Give every line back verbatim, dropping all images.

-- START --

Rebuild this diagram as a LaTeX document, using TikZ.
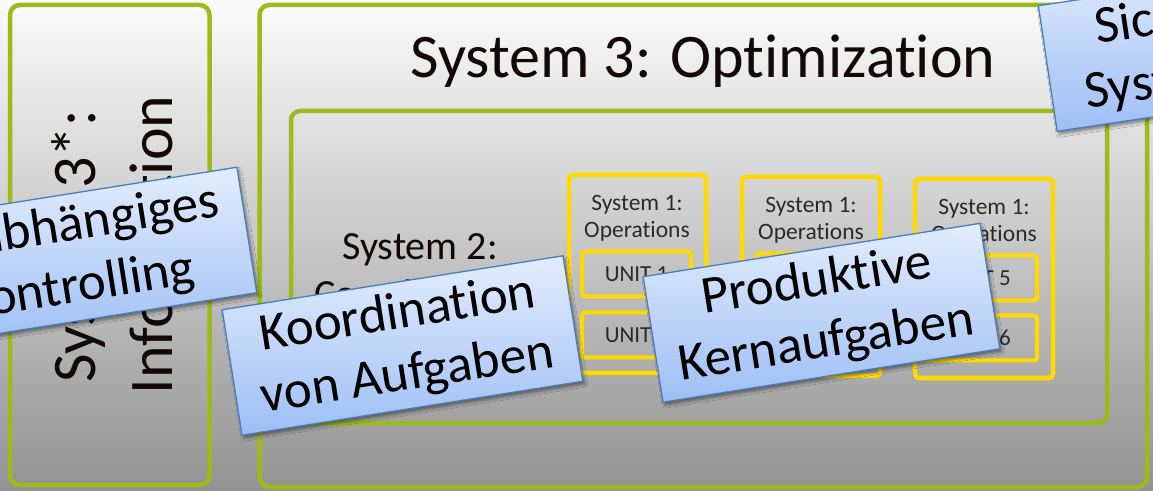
\documentclass[tikz,border=0pt]{standalone}
\usepackage{fontspec}
\setmainfont{Carlito}[Ligatures={NoCommon}]
\usetikzlibrary{shadows.blur}
\definecolor{vsmgreen}{HTML}{9BBB19}
\definecolor{vsmyellow}{HTML}{FFD900}
\definecolor{calloutborder}{HTML}{4A7EBB}
\definecolor{callouttop}{HTML}{E3EDFD}
\definecolor{calloutbottom}{HTML}{9DBEF5}
\definecolor{bgtop}{HTML}{FBFBFB}
\definecolor{bgbottom}{HTML}{939393}
\definecolor{textgray}{HTML}{2A2A2A}
\definecolor{textdark}{HTML}{120808}
\begin{document}
\begin{tikzpicture}[x=1pt,y=1pt,
  greenbox/.style={draw=vsmgreen,line width=4.5pt,rounded corners=10pt,inner sep=0pt},
  yellowbox/.style={draw=vsmyellow,line width=4.5pt,rounded corners=4pt,inner sep=0pt},
  unitbox/.style={draw=vsmyellow,line width=4pt,rounded corners=3pt,inner sep=0pt,
    minimum width=109pt,minimum height=45pt,text=textgray,font=\fontsize{23}{27}\selectfont},
  sysonelabel/.style={align=center,text=textgray,inner sep=0pt,font=\fontsize{23.5}{27}\selectfont},
  bigtext/.style={text=textdark,inner sep=0pt,font=\fontsize{62}{76}\selectfont},
  callout/.style={draw=calloutborder,line width=1.3pt,top color=callouttop,bottom color=calloutbottom,
    align=center,inner sep=0pt,minimum height=127pt,text=black,
    font=\fontsize{53}{62}\selectfont,
    blur shadow={shadow xshift=2pt,shadow yshift=-3pt,shadow blur radius=3pt,shadow opacity=45}}
]
\useasboundingbox (0,0) rectangle (1153,490);
\clip (0,0) rectangle (1153,490);
\shade[top color=bgtop,bottom color=bgbottom] (0,0) rectangle (1153,490);

% System 3* box
\node[greenbox,minimum width=199.5pt,minimum height=480pt] (s3starbox) at (109.75,245) {};
\node[bigtext,anchor=base,rotate=90] (s3starA) at (95,244) {System 3*:};
\node[bigtext,anchor=base,rotate=90] (s3starB) at (172,245) {Information};

% System 3 box
\node[greenbox,minimum width=887.5pt,minimum height=482pt] (s3box) at (703.25,244) {};
\node[bigtext,anchor=base] (s3title) at (703,412) {System 3: Optimization};

% System 2 box
\node[greenbox,rounded corners=9pt,minimum width=816pt,minimum height=312pt] (s2box) at (699,223) {};
\node[text=textdark,align=center,inner sep=0pt,font=\fontsize{40}{48}\selectfont] (s2label) at (420,219) {System 2:\\Coordination};

% System 1 boxes
\node[yellowbox,minimum width=137pt,minimum height=198pt] (s1a) at (637.5,216) {};
\node[yellowbox,minimum width=138pt,minimum height=199pt] (s1b) at (811,213.5) {};
\node[yellowbox,minimum width=138pt,minimum height=199pt] (s1c) at (984,211.5) {};
\node[sysonelabel] (s1aL) at (637,272) {System 1:\\Operations};
\node[sysonelabel] (s1bL) at (811,270) {System 1:\\Operations};
\node[sysonelabel] (s1cL) at (984,268) {System 1:\\Operations};

\node[unitbox] (u1) at (636.5,216) {UNIT 1};
\node[unitbox] (u2) at (636.5,155) {UNIT 2};
\node[unitbox] (u3) at (810.5,214) {};
\node[unitbox] (u4) at (810.5,153) {};
\node[unitbox,minimum width=116pt] (u5) at (979,212) {UNIT 5};
\node[unitbox,minimum width=116pt] (u6) at (979,152) {UNIT 6};

% Callouts
\node[callout,minimum width=352pt,rotate=9] (c1) at (73,232.5) {Unabhängiges\\Controlling};
\node[callout,minimum width=345pt,rotate=9] (c2) at (402.5,144.5) {Koordination\\von Aufgaben};
\node[callout,minimum width=341pt,rotate=9] (c3) at (821.5,177.25) {Produktive\\Kernaufgaben};
\node[callout,minimum width=318pt,rotate=8.5] (c4) at (1205,445) {Sicherung\\Systemziele};
\end{tikzpicture}
\end{document}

-- END --

Answer to the exercise:
Rebuild this diagram as a LaTeX document, using TikZ.
\documentclass[tikz,border=0pt]{standalone}
\usepackage{fontspec}
\setmainfont{Carlito}[Ligatures={NoCommon}]
\usetikzlibrary{shadows.blur}
\definecolor{vsmgreen}{HTML}{9BBB19}
\definecolor{vsmyellow}{HTML}{FFD900}
\definecolor{calloutborder}{HTML}{4A7EBB}
\definecolor{callouttop}{HTML}{E3EDFD}
\definecolor{calloutbottom}{HTML}{9DBEF5}
\definecolor{bgtop}{HTML}{FBFBFB}
\definecolor{bgbottom}{HTML}{939393}
\definecolor{textgray}{HTML}{2A2A2A}
\definecolor{textdark}{HTML}{120808}
\begin{document}
\begin{tikzpicture}[x=1pt,y=1pt,
  greenbox/.style={draw=vsmgreen,line width=4.5pt,rounded corners=10pt,inner sep=0pt},
  yellowbox/.style={draw=vsmyellow,line width=4.5pt,rounded corners=4pt,inner sep=0pt},
  unitbox/.style={draw=vsmyellow,line width=4pt,rounded corners=3pt,inner sep=0pt,
    minimum width=109pt,minimum height=45pt,text=textgray,font=\fontsize{23}{27}\selectfont},
  sysonelabel/.style={align=center,text=textgray,inner sep=0pt,font=\fontsize{23.5}{27}\selectfont},
  bigtext/.style={text=textdark,inner sep=0pt,font=\fontsize{62}{76}\selectfont},
  callout/.style={draw=calloutborder,line width=1.3pt,top color=callouttop,bottom color=calloutbottom,
    align=center,inner sep=0pt,minimum height=127pt,text=black,
    font=\fontsize{53}{62}\selectfont,
    blur shadow={shadow xshift=2pt,shadow yshift=-3pt,shadow blur radius=3pt,shadow opacity=45}}
]
\useasboundingbox (0,0) rectangle (1153,490);
\clip (0,0) rectangle (1153,490);
\shade[top color=bgtop,bottom color=bgbottom] (0,0) rectangle (1153,490);

% System 3* box
\node[greenbox,minimum width=199.5pt,minimum height=480pt] (s3starbox) at (109.75,245) {};
\node[bigtext,anchor=base,rotate=90] (s3starA) at (95,244) {System 3*:};
\node[bigtext,anchor=base,rotate=90] (s3starB) at (172,245) {Information};

% System 3 box
\node[greenbox,minimum width=887.5pt,minimum height=482pt] (s3box) at (703.25,244) {};
\node[bigtext,anchor=base] (s3title) at (703,412) {System 3: Optimization};

% System 2 box
\node[greenbox,rounded corners=9pt,minimum width=816pt,minimum height=312pt] (s2box) at (699,223) {};
\node[text=textdark,align=center,inner sep=0pt,font=\fontsize{40}{48}\selectfont] (s2label) at (420,219) {System 2:\\Coordination};

% System 1 boxes
\node[yellowbox,minimum width=137pt,minimum height=198pt] (s1a) at (637.5,216) {};
\node[yellowbox,minimum width=138pt,minimum height=199pt] (s1b) at (811,213.5) {};
\node[yellowbox,minimum width=138pt,minimum height=199pt] (s1c) at (984,211.5) {};
\node[sysonelabel] (s1aL) at (637,272) {System 1:\\Operations};
\node[sysonelabel] (s1bL) at (811,270) {System 1:\\Operations};
\node[sysonelabel] (s1cL) at (984,268) {System 1:\\Operations};

\node[unitbox] (u1) at (636.5,216) {UNIT 1};
\node[unitbox] (u2) at (636.5,155) {UNIT 2};
\node[unitbox] (u3) at (810.5,214) {};
\node[unitbox] (u4) at (810.5,153) {};
\node[unitbox,minimum width=116pt] (u5) at (979,212) {UNIT 5};
\node[unitbox,minimum width=116pt] (u6) at (979,152) {UNIT 6};

% Callouts
\node[callout,minimum width=352pt,rotate=9] (c1) at (73,232.5) {Unabhängiges\\Controlling};
\node[callout,minimum width=345pt,rotate=9] (c2) at (402.5,144.5) {Koordination\\von Aufgaben};
\node[callout,minimum width=341pt,rotate=9] (c3) at (821.5,177.25) {Produktive\\Kernaufgaben};
\node[callout,minimum width=318pt,rotate=8.5] (c4) at (1205,445) {Sicherung\\Systemziele};
\end{tikzpicture}
\end{document}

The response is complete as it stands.